►

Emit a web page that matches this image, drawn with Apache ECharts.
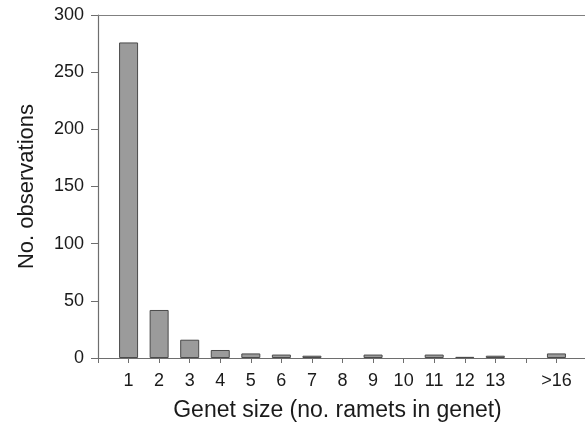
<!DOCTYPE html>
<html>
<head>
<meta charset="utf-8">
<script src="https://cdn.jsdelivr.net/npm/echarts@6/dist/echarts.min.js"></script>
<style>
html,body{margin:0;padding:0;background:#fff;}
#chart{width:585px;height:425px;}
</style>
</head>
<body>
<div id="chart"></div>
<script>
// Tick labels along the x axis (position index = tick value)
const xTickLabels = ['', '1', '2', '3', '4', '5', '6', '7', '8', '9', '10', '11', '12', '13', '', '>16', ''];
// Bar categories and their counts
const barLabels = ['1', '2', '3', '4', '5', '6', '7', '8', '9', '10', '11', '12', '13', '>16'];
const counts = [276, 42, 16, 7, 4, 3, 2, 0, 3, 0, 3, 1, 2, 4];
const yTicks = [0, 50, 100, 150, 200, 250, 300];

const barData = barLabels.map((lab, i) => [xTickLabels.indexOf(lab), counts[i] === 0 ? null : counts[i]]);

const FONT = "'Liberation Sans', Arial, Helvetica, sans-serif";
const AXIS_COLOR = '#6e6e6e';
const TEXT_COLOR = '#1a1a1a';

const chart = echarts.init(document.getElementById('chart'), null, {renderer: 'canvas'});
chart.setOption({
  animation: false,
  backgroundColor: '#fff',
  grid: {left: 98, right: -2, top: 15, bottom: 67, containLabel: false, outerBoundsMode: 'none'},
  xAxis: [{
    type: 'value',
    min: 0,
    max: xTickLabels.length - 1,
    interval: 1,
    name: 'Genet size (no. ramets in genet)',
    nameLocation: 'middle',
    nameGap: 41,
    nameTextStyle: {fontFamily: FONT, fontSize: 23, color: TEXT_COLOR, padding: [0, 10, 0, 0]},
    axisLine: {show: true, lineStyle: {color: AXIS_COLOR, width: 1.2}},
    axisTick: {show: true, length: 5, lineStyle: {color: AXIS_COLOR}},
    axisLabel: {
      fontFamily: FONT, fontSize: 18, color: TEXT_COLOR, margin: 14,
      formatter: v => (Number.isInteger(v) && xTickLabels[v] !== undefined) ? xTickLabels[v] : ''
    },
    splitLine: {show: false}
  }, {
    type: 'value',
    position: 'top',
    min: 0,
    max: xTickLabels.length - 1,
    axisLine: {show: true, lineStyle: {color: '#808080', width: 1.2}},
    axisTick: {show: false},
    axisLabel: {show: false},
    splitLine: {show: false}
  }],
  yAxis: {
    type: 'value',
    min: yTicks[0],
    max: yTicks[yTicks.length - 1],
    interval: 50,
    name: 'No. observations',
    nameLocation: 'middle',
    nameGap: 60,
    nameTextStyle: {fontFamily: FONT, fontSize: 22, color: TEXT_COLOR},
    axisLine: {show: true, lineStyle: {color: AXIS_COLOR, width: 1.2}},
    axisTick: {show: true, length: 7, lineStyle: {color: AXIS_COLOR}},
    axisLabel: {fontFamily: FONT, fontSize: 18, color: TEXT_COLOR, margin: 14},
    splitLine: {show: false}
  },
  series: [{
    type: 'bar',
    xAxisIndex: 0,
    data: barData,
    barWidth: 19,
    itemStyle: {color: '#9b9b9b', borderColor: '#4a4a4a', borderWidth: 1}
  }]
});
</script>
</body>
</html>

◄

With the pictures left out, restate word for word every line of the data above, from the first down to the line that contains "const TEXT_COLOR = '#1a1a1a';".

Emit a web page that matches this image, drawn with Apache ECharts.
<!DOCTYPE html>
<html>
<head>
<meta charset="utf-8">
<script src="https://cdn.jsdelivr.net/npm/echarts@6/dist/echarts.min.js"></script>
<style>
html,body{margin:0;padding:0;background:#fff;}
#chart{width:585px;height:425px;}
</style>
</head>
<body>
<div id="chart"></div>
<script>
// Tick labels along the x axis (position index = tick value)
const xTickLabels = ['', '1', '2', '3', '4', '5', '6', '7', '8', '9', '10', '11', '12', '13', '', '>16', ''];
// Bar categories and their counts
const barLabels = ['1', '2', '3', '4', '5', '6', '7', '8', '9', '10', '11', '12', '13', '>16'];
const counts = [276, 42, 16, 7, 4, 3, 2, 0, 3, 0, 3, 1, 2, 4];
const yTicks = [0, 50, 100, 150, 200, 250, 300];

const barData = barLabels.map((lab, i) => [xTickLabels.indexOf(lab), counts[i] === 0 ? null : counts[i]]);

const FONT = "'Liberation Sans', Arial, Helvetica, sans-serif";
const AXIS_COLOR = '#6e6e6e';
const TEXT_COLOR = '#1a1a1a';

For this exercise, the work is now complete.